Aquele que não tem riquezas materiais no coração é que é o “pobre de coração”, mesmo que seja “rico de bolso”. E é importante que mantenhamos isso na cabeça para não cultivarmos determinadas neuras de que se tivermos uma boa condição financeira então estaremos condenados ao inferno, pensamento pernicioso que é talvez responsável por boa parte das mazelas do Brasil em um tipo de auto-sabotagem subconsciente. De fato, no Brasil pensamos que o dinheiro é algo sujo e se vemos alguém rico logo ficamos pensando que “sujeiras” ele deve ter cometido para chegar a tal estado. Isto se dá porque subconscientemente, achamos a riqueza mundana algo sujo e que só pode ser obtida pela sujeira. E assim, apenas os desonestos se interessam por ela e desfrutam o poder de influenciar a sociedade que ela proporciona. Se os bons e os justos brasileiros tirarem essa imagem da riqueza da cabeça poderão eles mesmos obtê-la, permanecendo pobres de coração, e ser a fonte de boa influência nas altas rodas. Já é um ditado popular, e bastante sábio, a sentença que diz que a culpa do mal no mundo não da ação dos maus, mas da omissão dos bons.

Tanto a obtenção da riqueza é algo neutro em si que uma das parábolas mais marcantes de Jesus traz uma imagem praticamente capitalista. E está ligada também ao ciclo “Mau rico-Bom rico” para nos mostrar a dinâmica da relação do homem com a riqueza mundana. Vejamos o trecho, ainda em São Lucas 18, seguindo logo o que foi mencionado por último:

11 E, ouvindo eles estas coisas, ele prosseguiu, e contou uma parábola; porquanto estava perto de Jerusalém, e cuidavam que logo se havia de manifestar o reino de Deus.

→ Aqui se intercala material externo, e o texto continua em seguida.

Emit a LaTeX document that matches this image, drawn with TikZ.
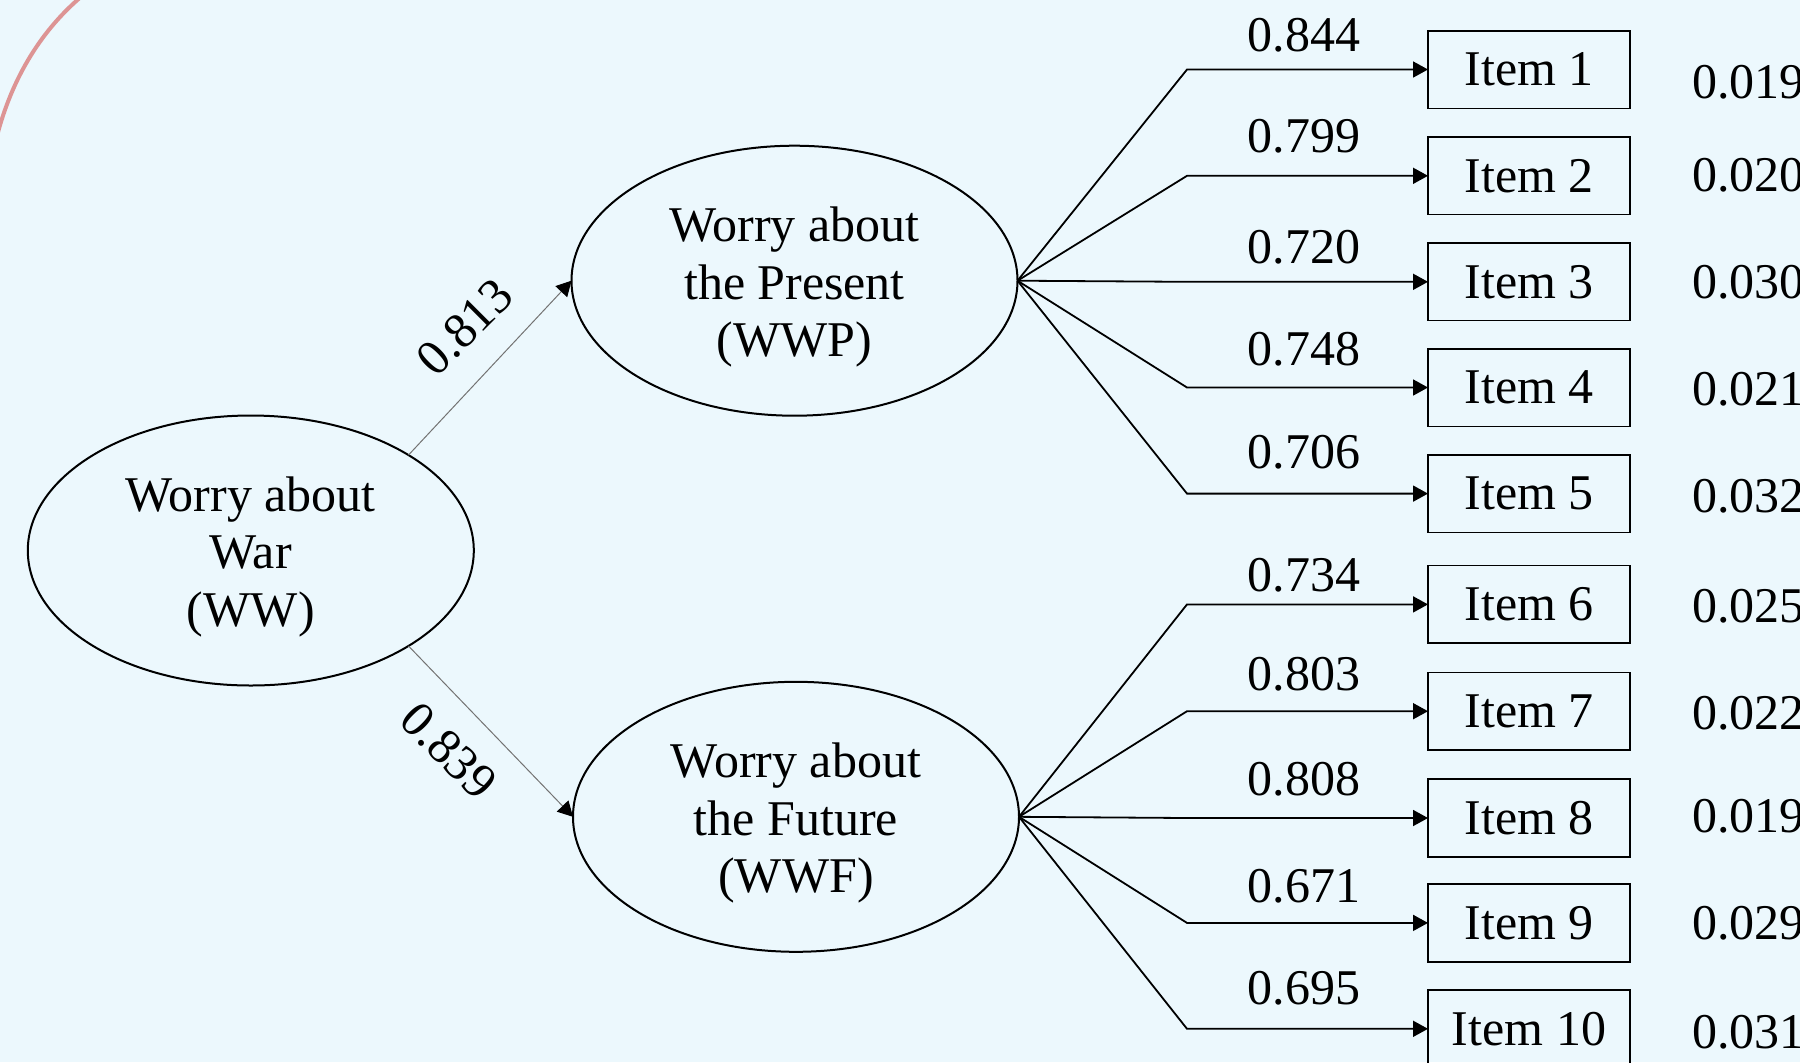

12 Disse pois: Certo homem nobre partiu para uma terra remota, a fim de tomar para si um reino e voltar depois.

13 E, chamando dez servos seus, deu-lhes dez moedas, e disse-lhes: Negociai até que eu venha.

14 Mas os seus concidadãos odiavam-no, e mandaram após ele embaixadores, dizendo: Não queremos que este reine sobre nós.

15 E aconteceu que, voltando ele, depois de ter tomado o reino, disse que lhe chamassem aqueles servos, a quem tinha dado o dinheiro, para saber o que cada um tinha ganhado, negociando.

16 E veio o primeiro, dizendo: Senhor, a tua moeda rendeu dez moedas.

17 E ele lhe disse: Bem está, servo bom, porque no mínimo foste fiel, sobre dez cidades terás autoridade.

18 E veio o segundo, dizendo: Senhor, a tua moeda rendeu cinco moedas.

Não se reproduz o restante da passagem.